The week after my birthday, I found myself feeling lonely at work. I missed Emily in particular, but I was also disliking being the only person in my group at my location. The person who sits next to me was out of town for a week. I made a point of going to the Bike Coalition’s volunteer night, which cheered me up, and then I also remembered about tonglen, which is Tibetan for “sending and taking” and is a remarkably effective way to deal with difficult feelings of all sorts.
To practice tonglen when you have a yucky emotion, you breathe in the feeling directly, feeling its heavy weight or vast cold emptiness or churning heat. You try to really experience it and feel the misery of it, and you also do this on behalf of everyone everywhere in the world. You breathe in the grief of the whole world, or the anger, or the fear, or the wretched feeling of longing, and then you breathe out and feel the tranquility and lightness of the out-breath, and wish that this affliction would be gone for all beings, including yourself: May all beings be free from fear. May all beings be happy and at peace.

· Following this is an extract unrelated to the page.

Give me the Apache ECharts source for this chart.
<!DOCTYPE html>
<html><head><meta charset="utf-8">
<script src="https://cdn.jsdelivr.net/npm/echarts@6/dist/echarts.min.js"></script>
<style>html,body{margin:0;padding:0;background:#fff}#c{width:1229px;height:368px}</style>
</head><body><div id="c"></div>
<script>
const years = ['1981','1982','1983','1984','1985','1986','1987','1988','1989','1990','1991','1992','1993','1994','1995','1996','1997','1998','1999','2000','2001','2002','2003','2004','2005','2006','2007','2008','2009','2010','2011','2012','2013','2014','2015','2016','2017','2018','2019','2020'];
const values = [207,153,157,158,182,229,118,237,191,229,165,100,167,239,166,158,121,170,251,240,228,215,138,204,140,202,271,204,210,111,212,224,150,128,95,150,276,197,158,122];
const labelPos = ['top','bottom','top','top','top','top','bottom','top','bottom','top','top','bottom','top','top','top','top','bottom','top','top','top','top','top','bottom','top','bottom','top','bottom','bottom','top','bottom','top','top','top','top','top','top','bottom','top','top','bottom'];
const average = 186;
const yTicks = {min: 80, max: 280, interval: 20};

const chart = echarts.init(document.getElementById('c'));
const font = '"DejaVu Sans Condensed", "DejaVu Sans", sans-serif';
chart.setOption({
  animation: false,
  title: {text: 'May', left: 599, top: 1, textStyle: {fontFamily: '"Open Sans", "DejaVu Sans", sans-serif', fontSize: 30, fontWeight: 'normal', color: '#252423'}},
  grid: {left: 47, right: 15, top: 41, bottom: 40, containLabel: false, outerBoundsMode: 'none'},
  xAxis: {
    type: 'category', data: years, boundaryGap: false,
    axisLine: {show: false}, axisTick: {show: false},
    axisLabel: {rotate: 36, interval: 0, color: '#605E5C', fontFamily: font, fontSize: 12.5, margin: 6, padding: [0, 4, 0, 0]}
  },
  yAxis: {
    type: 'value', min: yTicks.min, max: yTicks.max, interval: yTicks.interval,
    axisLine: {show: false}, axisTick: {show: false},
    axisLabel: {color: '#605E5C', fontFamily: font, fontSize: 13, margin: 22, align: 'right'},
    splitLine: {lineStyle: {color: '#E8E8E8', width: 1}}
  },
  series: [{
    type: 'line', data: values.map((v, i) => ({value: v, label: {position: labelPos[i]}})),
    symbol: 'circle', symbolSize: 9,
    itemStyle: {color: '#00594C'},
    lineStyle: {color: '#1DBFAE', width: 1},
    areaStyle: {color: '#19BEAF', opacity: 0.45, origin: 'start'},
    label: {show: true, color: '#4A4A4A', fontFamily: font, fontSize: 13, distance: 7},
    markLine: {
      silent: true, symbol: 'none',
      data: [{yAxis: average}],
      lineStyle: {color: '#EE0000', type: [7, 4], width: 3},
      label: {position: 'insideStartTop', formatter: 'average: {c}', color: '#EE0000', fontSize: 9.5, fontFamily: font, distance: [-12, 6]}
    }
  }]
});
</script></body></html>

I think this is a brilliant practice because it does so many things at once: It’s the opposite of running from the feeling, or of the kind of resistance that tends to prolong the agony. It reminds me that everyone is subject to the same difficulties I am: it’s not MY sorrow, it’s THE sorrow. It lends a purpose to my sufferings, even makes them seem a bit noble, or makes me feel a bit noble for dealing with them. (Though I imagine you can read all of Pema Chodron’s books and never read that doing tonglen is good if you want to feel noble.)
Doing tonglen gives me a chance to practice generosity: I want this good thing for everyone, not just me. Being generous is a mood lifter, and that moment of relief that comes with the out-breath and the good wishes reminds me that I might be going to live and that there still might be moments of pleasure or happiness that lie ahead.
Now the lonely feeling seems to have abated, and I’m kind of enjoying having the whole place—the whole city, really—to myself.
Tom and I have been watching episodes of the TV show Dark Angel on DVD, and for my birthday, he took me to see The Life Before Her Eyes. It was so emotionally intense, I could barely sit through it. It made me nearly queasy, but before I could apologize to Tom for having put him through it, he said he’d really enjoyed it and that he thought it was a good movie.
It’s about a high school shooting and focuses on two best friends, and the life of one of them as an adult, so it’s half flashbacks. The wonderful Evan Rachel Wood is in it. If you haven’t seen Pretty Persuasion yet, do that right away.
I must mention a documentary my parents and I saw: The Devil Came on Horseback, about Brian Steidle, a U.S. Marine who went to Darfur as an official military observer and ended up chronicling the dreadful events taking place there. He played a large role in bringing awareness of those events to America, in the form of a huge number of ghastly photographs. On top of everything else, once a Darfurian woman is raped, she is then often abandoned by her Muslim husband for having dishonored the family. It is a moving and distressing film, and we all learned quite a bit. Now I understand much better what’s going on there and why.
I also lately saw Before the Devil Knows You’re Dead, about two brothers who get the remarkably good idea to rob their own parents’ jewelry store. It is sad, about the ways we enrage our family members and let each other down, yet how we never stop loving each other and wanting to be loved.
Lately I’ve been cooking one kind of grain per week—I’m rotating through a long list of them, trying new ones—and one pot of soup or beans. Since I make only one thing, it has to be tasty, so I’m mostly choosing from a list of five or six favorites. I bring a Thermos-brand vacuum bottle full of soup to work each day, along with crudités and apple slices, and for dinner I’ve often been having grains and steamed veggies with sautéed mushrooms and/or pine nuts and/or red peppers and/or water chestnuts or whatever. Because of all the different possible grains and veggies and things to sauté, it’s never quite the same twice, but it is always tasty and satisfying.
This week I had a mushroom extravaganza and had sautéed Portobello strips or shiitake every night I cooked dinner. (Then there was the dinner that consisted of two pints of Double Rainbow Mint Chocolate Chip ice cream, also very satisfying.)
I made the Dal recipe from Sundays at Moosewood Restaurant last week, using red lentils, adding chopped tomatoes per one of the offered variations, and it was really good.
2 comments:
Was it I who turned you on to the Sundays at Moosewood cookbook? May I take credit for that? I hope so; it's one of my longtime favorites!
I actually can't remember, but it could well have been you. I also recall looking around at Amazon and maybe seeing it and then asking you about it. We'll give you official credit!